[Source code of charts]
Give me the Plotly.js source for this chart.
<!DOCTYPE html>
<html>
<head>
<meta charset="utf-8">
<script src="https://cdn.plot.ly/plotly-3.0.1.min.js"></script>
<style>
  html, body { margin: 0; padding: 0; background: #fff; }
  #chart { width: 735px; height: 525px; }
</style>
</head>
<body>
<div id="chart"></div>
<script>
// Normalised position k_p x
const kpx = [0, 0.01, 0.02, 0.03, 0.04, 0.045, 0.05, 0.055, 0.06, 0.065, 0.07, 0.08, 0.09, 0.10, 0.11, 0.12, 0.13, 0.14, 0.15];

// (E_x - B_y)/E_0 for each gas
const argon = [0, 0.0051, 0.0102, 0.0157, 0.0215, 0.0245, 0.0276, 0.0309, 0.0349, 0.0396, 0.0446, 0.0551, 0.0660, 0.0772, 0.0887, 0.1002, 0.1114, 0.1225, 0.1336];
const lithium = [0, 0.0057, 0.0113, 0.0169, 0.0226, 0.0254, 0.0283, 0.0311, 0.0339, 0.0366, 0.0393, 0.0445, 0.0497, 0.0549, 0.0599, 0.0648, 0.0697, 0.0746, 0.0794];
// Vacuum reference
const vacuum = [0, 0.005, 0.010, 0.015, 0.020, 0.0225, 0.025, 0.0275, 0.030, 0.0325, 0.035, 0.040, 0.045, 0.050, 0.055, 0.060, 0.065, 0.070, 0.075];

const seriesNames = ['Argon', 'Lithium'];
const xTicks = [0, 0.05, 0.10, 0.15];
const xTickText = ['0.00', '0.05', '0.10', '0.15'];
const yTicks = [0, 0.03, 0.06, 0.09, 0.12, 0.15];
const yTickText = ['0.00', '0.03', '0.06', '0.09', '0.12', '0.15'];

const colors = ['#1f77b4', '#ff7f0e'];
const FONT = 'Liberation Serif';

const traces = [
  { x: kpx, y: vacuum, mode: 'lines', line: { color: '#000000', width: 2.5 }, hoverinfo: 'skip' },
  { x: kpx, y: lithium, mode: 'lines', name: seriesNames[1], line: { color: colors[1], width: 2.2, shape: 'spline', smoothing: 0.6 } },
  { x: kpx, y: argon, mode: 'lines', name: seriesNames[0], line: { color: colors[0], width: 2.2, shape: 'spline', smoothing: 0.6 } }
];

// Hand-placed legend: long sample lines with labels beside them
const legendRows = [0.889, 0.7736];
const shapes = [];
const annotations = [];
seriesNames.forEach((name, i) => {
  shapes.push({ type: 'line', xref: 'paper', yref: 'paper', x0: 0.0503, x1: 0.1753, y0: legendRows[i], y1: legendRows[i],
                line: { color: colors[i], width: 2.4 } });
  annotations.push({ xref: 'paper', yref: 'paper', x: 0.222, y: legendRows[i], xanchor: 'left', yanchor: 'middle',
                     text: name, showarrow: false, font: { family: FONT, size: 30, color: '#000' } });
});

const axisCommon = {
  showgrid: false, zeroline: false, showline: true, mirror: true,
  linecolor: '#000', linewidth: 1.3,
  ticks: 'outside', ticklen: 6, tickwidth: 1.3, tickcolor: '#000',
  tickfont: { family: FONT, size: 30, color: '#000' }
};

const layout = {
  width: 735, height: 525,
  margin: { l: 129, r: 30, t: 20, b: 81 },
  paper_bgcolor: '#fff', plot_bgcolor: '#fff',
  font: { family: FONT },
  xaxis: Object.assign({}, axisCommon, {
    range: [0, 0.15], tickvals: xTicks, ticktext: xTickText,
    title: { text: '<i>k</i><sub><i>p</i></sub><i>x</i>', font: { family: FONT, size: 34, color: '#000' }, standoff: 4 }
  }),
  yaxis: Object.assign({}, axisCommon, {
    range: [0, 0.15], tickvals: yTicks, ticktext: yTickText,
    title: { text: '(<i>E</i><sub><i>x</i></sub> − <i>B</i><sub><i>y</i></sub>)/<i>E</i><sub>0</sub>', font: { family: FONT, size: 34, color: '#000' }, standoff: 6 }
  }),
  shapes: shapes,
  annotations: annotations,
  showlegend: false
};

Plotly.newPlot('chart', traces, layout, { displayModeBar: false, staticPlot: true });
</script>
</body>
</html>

--

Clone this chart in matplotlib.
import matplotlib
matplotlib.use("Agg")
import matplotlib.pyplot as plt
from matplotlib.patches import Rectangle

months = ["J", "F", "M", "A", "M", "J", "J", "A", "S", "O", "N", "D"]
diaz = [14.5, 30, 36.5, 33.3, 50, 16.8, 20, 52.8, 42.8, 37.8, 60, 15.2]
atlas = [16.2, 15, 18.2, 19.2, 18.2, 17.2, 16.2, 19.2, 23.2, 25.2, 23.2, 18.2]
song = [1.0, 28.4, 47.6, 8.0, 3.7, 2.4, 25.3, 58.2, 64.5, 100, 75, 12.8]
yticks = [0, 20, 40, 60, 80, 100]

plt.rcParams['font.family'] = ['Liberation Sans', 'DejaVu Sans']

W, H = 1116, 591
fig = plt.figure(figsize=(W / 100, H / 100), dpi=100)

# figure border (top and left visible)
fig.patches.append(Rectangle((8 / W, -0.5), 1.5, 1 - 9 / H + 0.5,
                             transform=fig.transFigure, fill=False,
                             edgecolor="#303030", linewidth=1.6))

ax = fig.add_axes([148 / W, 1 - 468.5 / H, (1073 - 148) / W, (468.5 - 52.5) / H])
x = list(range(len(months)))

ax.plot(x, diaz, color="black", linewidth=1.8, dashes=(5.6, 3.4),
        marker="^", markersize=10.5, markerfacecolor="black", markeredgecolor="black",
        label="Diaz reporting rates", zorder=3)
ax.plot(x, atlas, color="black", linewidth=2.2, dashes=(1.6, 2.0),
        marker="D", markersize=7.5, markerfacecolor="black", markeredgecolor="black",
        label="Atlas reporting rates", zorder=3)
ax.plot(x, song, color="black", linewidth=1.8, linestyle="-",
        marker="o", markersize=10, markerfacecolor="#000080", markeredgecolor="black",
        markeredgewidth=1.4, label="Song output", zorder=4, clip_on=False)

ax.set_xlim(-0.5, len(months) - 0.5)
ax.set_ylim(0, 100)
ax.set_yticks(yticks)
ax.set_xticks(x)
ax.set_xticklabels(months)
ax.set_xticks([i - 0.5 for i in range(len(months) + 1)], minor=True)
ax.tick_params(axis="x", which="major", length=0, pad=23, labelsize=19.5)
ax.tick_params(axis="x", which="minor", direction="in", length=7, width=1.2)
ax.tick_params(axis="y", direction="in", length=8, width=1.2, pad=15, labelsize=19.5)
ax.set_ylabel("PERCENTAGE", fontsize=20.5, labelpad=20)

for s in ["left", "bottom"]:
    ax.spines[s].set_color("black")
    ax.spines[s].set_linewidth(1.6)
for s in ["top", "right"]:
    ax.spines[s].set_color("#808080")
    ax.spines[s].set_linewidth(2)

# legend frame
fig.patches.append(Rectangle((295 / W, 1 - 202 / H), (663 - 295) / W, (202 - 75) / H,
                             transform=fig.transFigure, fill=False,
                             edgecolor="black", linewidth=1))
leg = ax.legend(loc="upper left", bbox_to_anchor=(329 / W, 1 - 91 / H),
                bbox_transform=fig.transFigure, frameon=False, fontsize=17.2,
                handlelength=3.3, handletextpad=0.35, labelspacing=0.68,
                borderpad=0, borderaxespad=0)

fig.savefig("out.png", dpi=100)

- DIRECTIONS: Extract the run of lines that opens with the line containing "Clone this chart in matplotlib." and closes with the line containing "x = list(range(len(months)))"; reproduce it exactly and add nothing.

- TASK OUTPUT:
Clone this chart in matplotlib.
import matplotlib
matplotlib.use("Agg")
import matplotlib.pyplot as plt
from matplotlib.patches import Rectangle

months = ["J", "F", "M", "A", "M", "J", "J", "A", "S", "O", "N", "D"]
diaz = [14.5, 30, 36.5, 33.3, 50, 16.8, 20, 52.8, 42.8, 37.8, 60, 15.2]
atlas = [16.2, 15, 18.2, 19.2, 18.2, 17.2, 16.2, 19.2, 23.2, 25.2, 23.2, 18.2]
song = [1.0, 28.4, 47.6, 8.0, 3.7, 2.4, 25.3, 58.2, 64.5, 100, 75, 12.8]
yticks = [0, 20, 40, 60, 80, 100]

plt.rcParams['font.family'] = ['Liberation Sans', 'DejaVu Sans']

W, H = 1116, 591
fig = plt.figure(figsize=(W / 100, H / 100), dpi=100)

# figure border (top and left visible)
fig.patches.append(Rectangle((8 / W, -0.5), 1.5, 1 - 9 / H + 0.5,
                             transform=fig.transFigure, fill=False,
                             edgecolor="#303030", linewidth=1.6))

ax = fig.add_axes([148 / W, 1 - 468.5 / H, (1073 - 148) / W, (468.5 - 52.5) / H])
x = list(range(len(months)))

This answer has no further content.